The site is open most of the year, but they do close for a bit in the dead of winter. Check the local Picardy tourism sites before you trek out there.

Why Naours Matters in 2026

We spend so much time looking at the grand cathedrals of France, but the underground city of Naours tells a different story. It’s the story of the 99%. It’s about how people throughout history have been incredibly resourceful when backed into a corner.

There's a specific kind of silence in those tunnels. It’s not the empty silence of a cave; it’s a silence that feels heavy with the presence of the thousands of people who once huddled there, waiting for the sound of boots above to fade away.

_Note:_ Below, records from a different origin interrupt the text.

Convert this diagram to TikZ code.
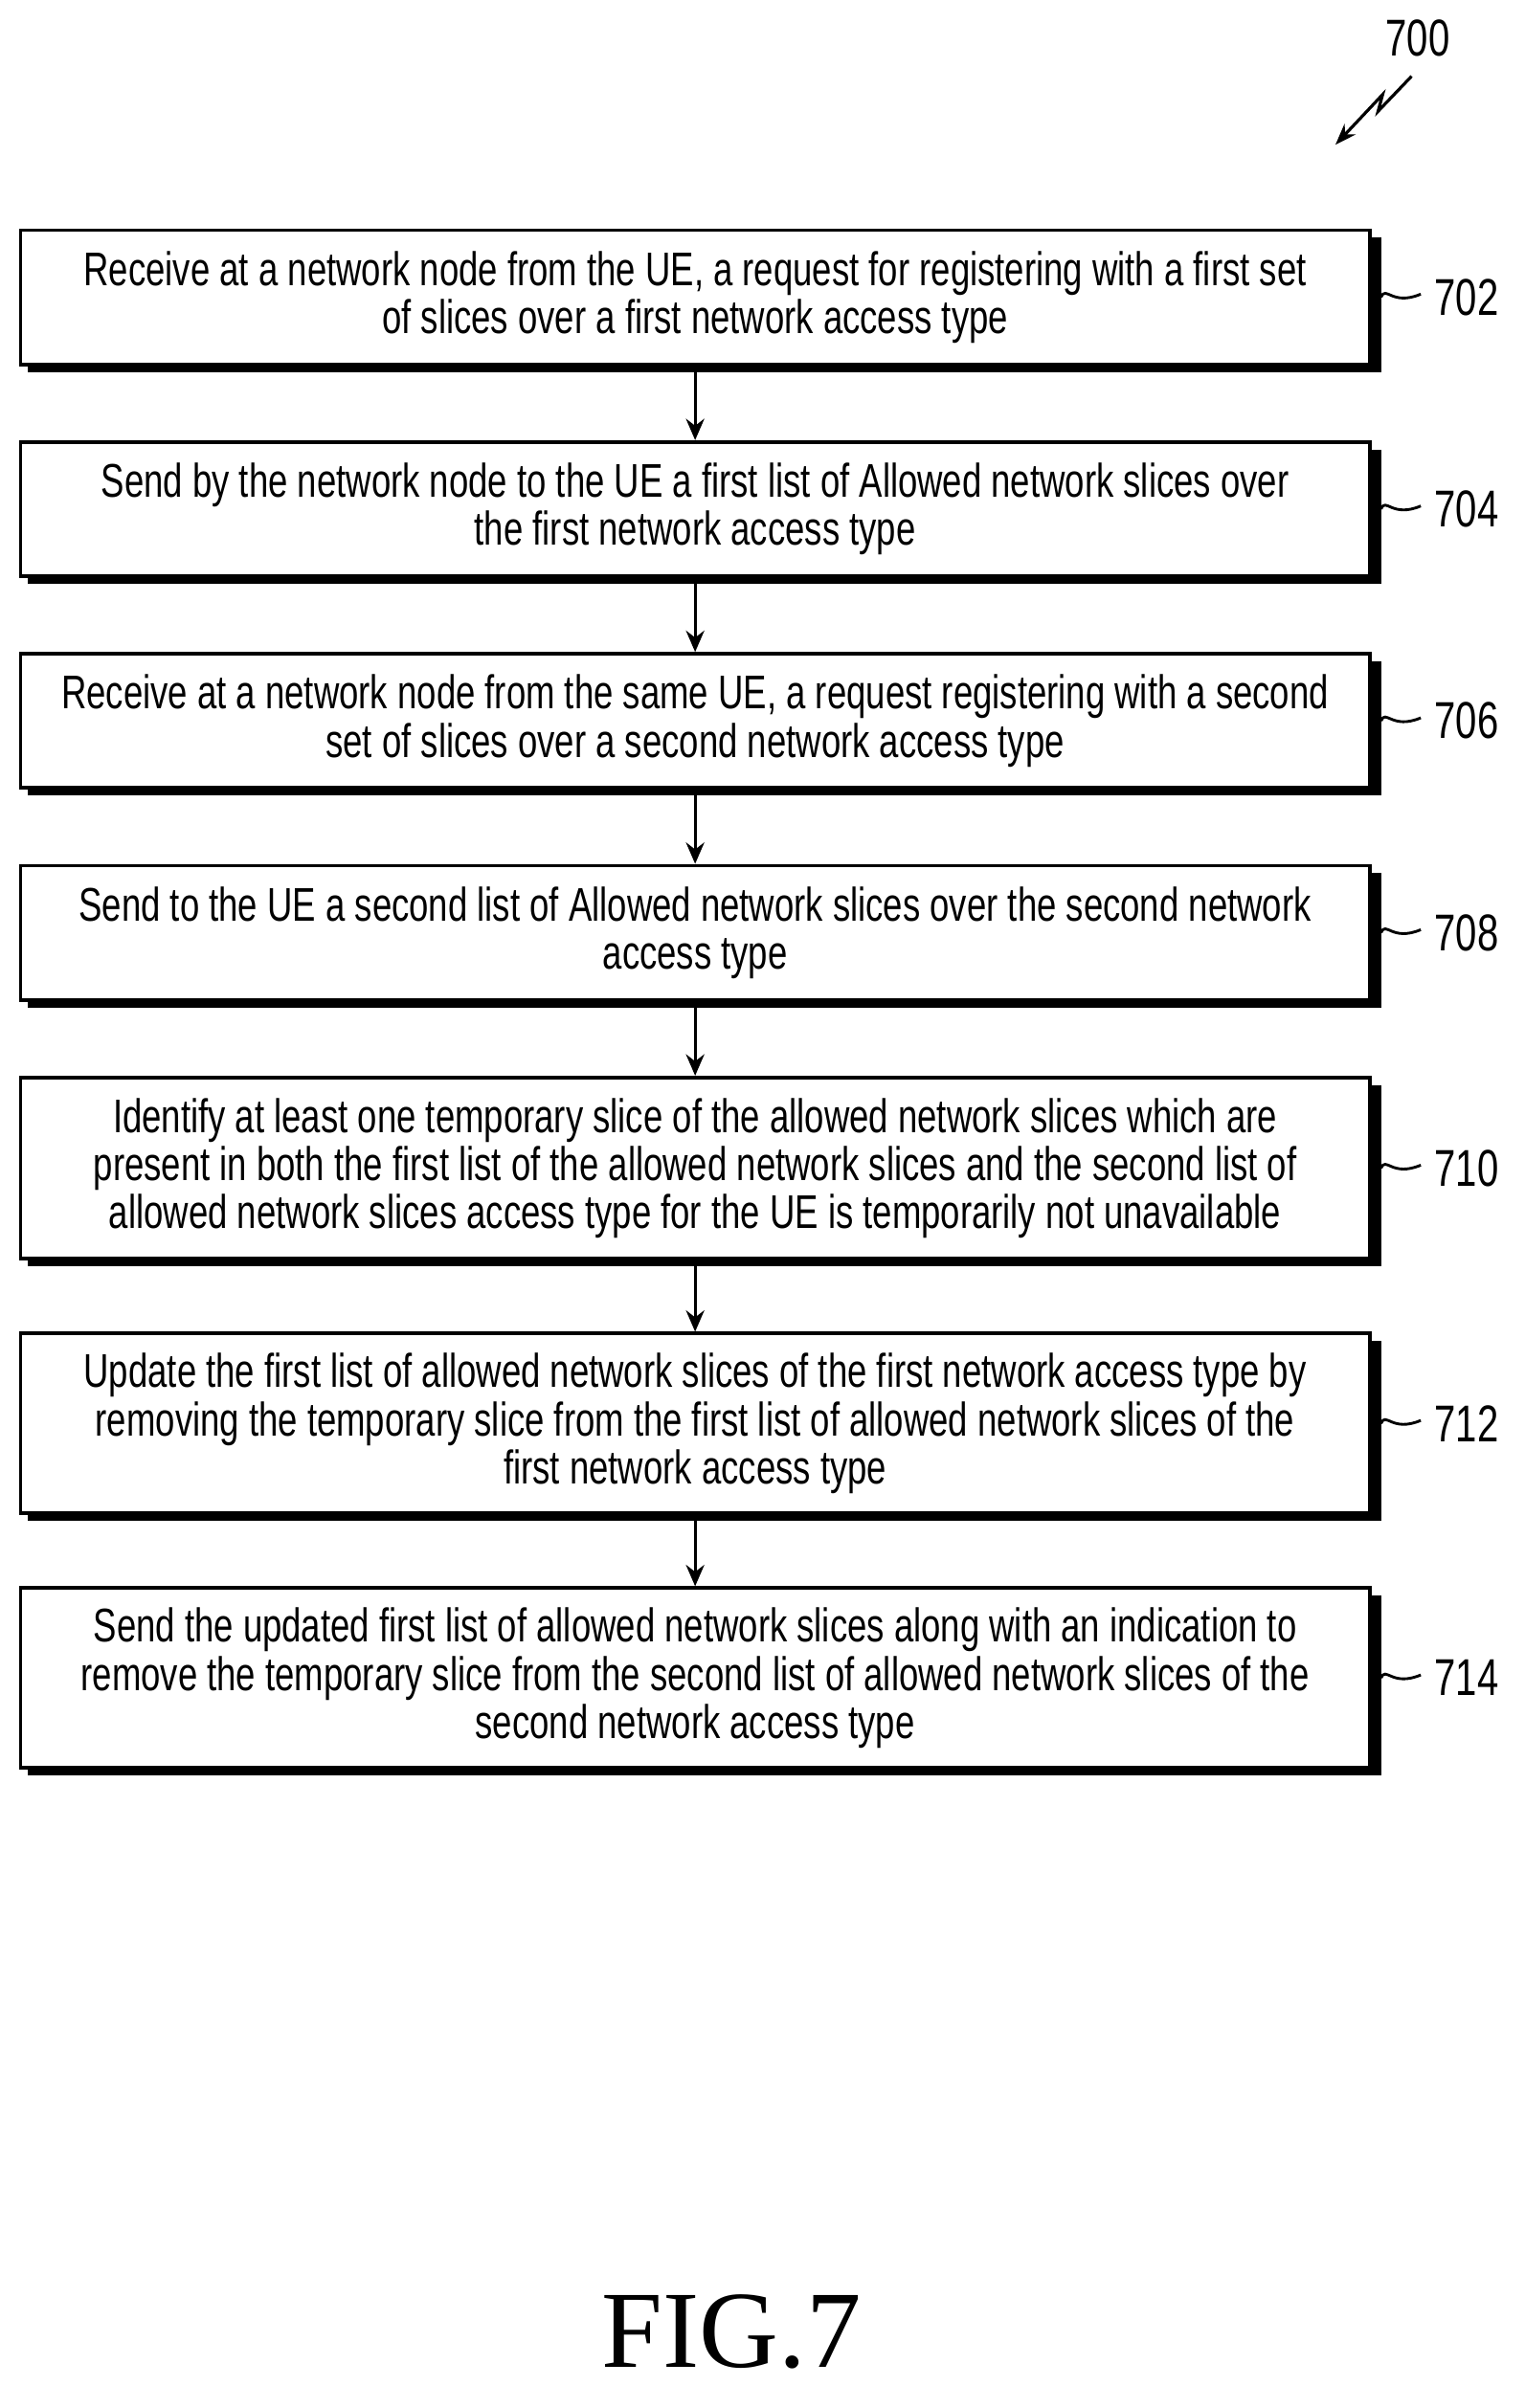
\documentclass[tikz,border=0pt]{standalone}
\usepackage{fontspec}
\setmainfont{Liberation Sans}[FakeStretch=0.74]
\newfontfamily\figfont{Liberation Serif}
\usetikzlibrary{arrows.meta}
\begin{document}
\begin{tikzpicture}[x=0.5pt,y=-0.5pt,
 box/.style={draw,line width=1.2pt,fill=white,minimum width=442.5pt,align=center,inner sep=0pt,font=\fontsize{15.5}{15.8}\selectfont},
 lbl/.style={font=\fontsize{17}{18}\selectfont,anchor=west},
 arr/.style={-{Stealth[length=7pt,width=6pt]},line width=1pt}]
\useasboundingbox (0,0) rectangle (1000,1580);
\newcommand{\stepbox}[5]{% name, top, bottom, text, label
 \fill (18,#2+5) rectangle (906,#3+5);
 \node[box,minimum height=#3*0.5pt-#2*0.5pt] (#1) at (456,{(#2+#3)/2}) {#4};
 \draw[line width=0.9pt] (906,{(#2+#3)/2}) .. controls (909,{(#2+#3)/2-8}) and (913,{(#2+#3)/2+6}) .. (932,{(#2+#3)/2-2});
 \node[lbl] (l#1) at (934,{(#2+#3)/2}) {#5};}
\stepbox{b702}{151}{239}{Receive at a network node from the UE, a request for registering with a first set\\of slices over a first network access type}{702}
\stepbox{b704}{290}{378}{Send by the network node to the UE a first list of Allowed network slices over\\the first network access type}{704}
\stepbox{b706}{429}{517}{Receive at a network node from the same UE, a request registering with a second\\set of slices over a second network access type}{706}
\stepbox{b708}{568}{656}{Send to the UE a second list of Allowed network slices over the second network\\access type}{708}
\stepbox{b710}{707}{826}{Identify at least one temporary slice of the allowed network slices which are\\present in both the first list of the allowed network slices and the second list of\\allowed network slices access type for the UE is temporarily not unavailable}{710}
\stepbox{b712}{875}{993}{Update the first list of allowed network slices of the first network access type by\\removing the temporary slice from the first list of allowed network slices of the\\first network access type}{712}
\stepbox{b714}{1042}{1160}{Send the updated first list of allowed network slices along with an indication to\\remove the temporary slice from the second list of allowed network slices of the\\second network access type}{714}
\draw[arr] (b702.south) -- (b704.north);
\draw[arr] (b704.south) -- (b706.north);
\draw[arr] (b706.south) -- (b708.north);
\draw[arr] (b708.south) -- (b710.north);
\draw[arr] (b710.south) -- (b712.north);
\draw[arr] (b712.south) -- (b714.north);
\node[font=\fontsize{17}{18}\selectfont] (t700) at (930,25) {700};
\coordinate (z1) at (926,50);
\coordinate (z2) at (876,95);
\draw[line width=1pt,-{Stealth[length=7pt,width=5pt]}] (z1) -- (904,73) -- (907,62) -- (z2);
\node[font=\figfont\fontsize{36}{38}\selectfont] (fig) at (480,1530) {FIG.7};
\end{tikzpicture}
\end{document}
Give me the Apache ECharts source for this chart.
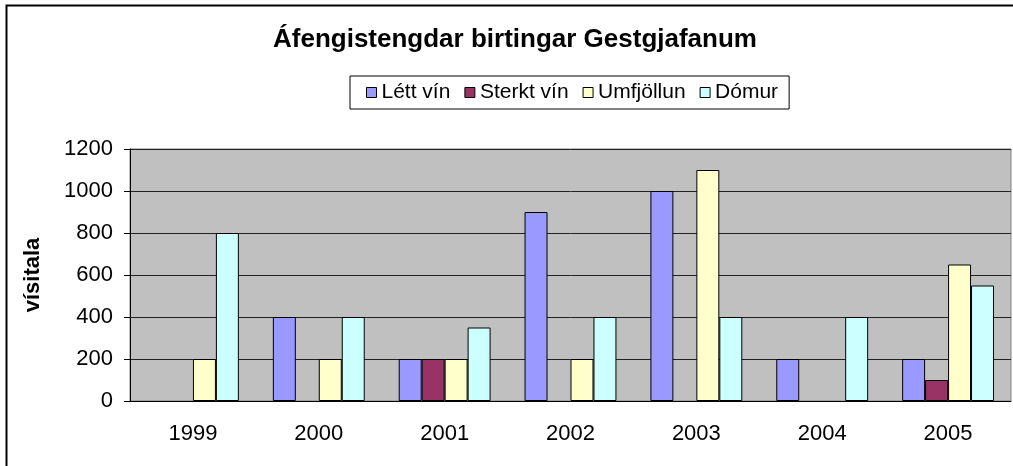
<!DOCTYPE html>
<html>
<head>
<meta charset="utf-8">
<script src="https://cdn.jsdelivr.net/npm/echarts@6/dist/echarts.min.js"></script>
<style>
  html, body { margin: 0; padding: 0; background: #fff; }
  #chart { width: 1013px; height: 466px; }
</style>
</head>
<body>
<div id="chart"></div>
<script>
// gögn
const years = ['1999', '2000', '2001', '2002', '2003', '2004', '2005']
const lettVin = [null, 400, 200, 900, 1000, 200, 200]
const sterktVin = [null, null, 200, null, null, null, 100]
const umfjollun = [200, 200, 200, 200, 1100, null, 650]
const domur = [800, 400, 350, 400, 400, 400, 550]

const FONT = '"Liberation Sans", Arial, sans-serif'

const chart = echarts.init(document.getElementById('chart'))

const bar = (name, data, color) => ({
  name,
  type: 'bar',
  data,
  barGap: '0%',
  barCategoryGap: '27%',
  itemStyle: { color, borderColor: '#000', borderWidth: 1 },
  animation: false
})

chart.setOption({
  backgroundColor: '#fff',
  textStyle: { fontFamily: FONT },
  title: {
    text: 'Áfengistengdar birtingar Gestgjafanum',
    left: 273,
    top: 27,
    padding: 0,
    textStyle: { fontFamily: FONT, fontSize: 26, fontWeight: 'bold', color: '#000' }
  },
  legend: {
    left: 350,
    top: 76,
    padding: [6, 11, 6, 16],
    itemGap: 14,
    itemWidth: 10,
    itemHeight: 10,
    icon: 'rect',
    borderColor: '#000',
    borderWidth: 1,
    itemStyle: { borderColor: '#000', borderWidth: 1 },
    textStyle: { fontFamily: FONT, fontSize: 21, color: '#000' }
  },
  grid: {
    left: 130,
    top: 149,
    right: 2,
    bottom: 65,
    show: true,
    backgroundColor: '#c0c0c0',
    borderColor: '#808080',
    borderWidth: 1
  },
  xAxis: {
    type: 'category',
    data: years,
    axisLine: { lineStyle: { color: '#000' } },
    axisTick: { length: 7, lineStyle: { color: '#000' } },
    axisLabel: { fontFamily: FONT, fontSize: 22, color: '#000', margin: 22 }
  },
  yAxis: {
    type: 'value',
    min: 0,
    max: 1200,
    interval: 200,
    name: 'vísitala',
    nameLocation: 'middle',
    nameGap: 86,
    nameTextStyle: { fontFamily: FONT, fontSize: 22, fontWeight: 'bold', color: '#000' },
    axisLine: { show: true, lineStyle: { color: '#000' } },
    axisTick: { show: true, length: 6, lineStyle: { color: '#000' } },
    axisLabel: { fontFamily: FONT, fontSize: 22, color: '#000', margin: 17, formatter: v => String(v) },
    splitLine: { lineStyle: { color: '#222', width: 1 } }
  },
  graphic: [{
    type: 'rect',
    shape: { x: 6.5, y: 5.5, width: 1030, height: 480 },
    style: { fill: null, stroke: '#000', lineWidth: 2 },
    silent: true
  }],
  series: [
    bar('Létt vín', lettVin, '#9999ff'),
    bar('Sterkt vín', sterktVin, '#993366'),
    bar('Umfjöllun', umfjollun, '#ffffcc'),
    bar('Dómur', domur, '#ccffff')
  ]
})
</script>
</body>
</html>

Actionable Insights for Travelers

  • Book the guided tour: While you can walk through some parts alone, the guides know where the best soldier graffiti is hidden. You’ll miss the most moving parts without them.
  • Amiens as a Base: Stay in Amiens. Visit the Cathedral (it’s the largest in France) and then drive to Naours. It gives you the full scale of Picardy history.
  • Photography: It’s dark. Bring a camera that handles low light well, but don't expect to use a tripod unless you have special permission; the tunnels are narrow and you’ll block the path.
  • Check the "Silent Soldiers" Project: Before you go, look up the Australian War Memorial’s database. If you have an ancestor who fought in the Somme, there is a literal chance their name is on the wall in Naours.

The site remains one of the most poignant reminders of human resilience in Europe. It isn't just a hole in the ground; it's a preserved record of the instinct to survive.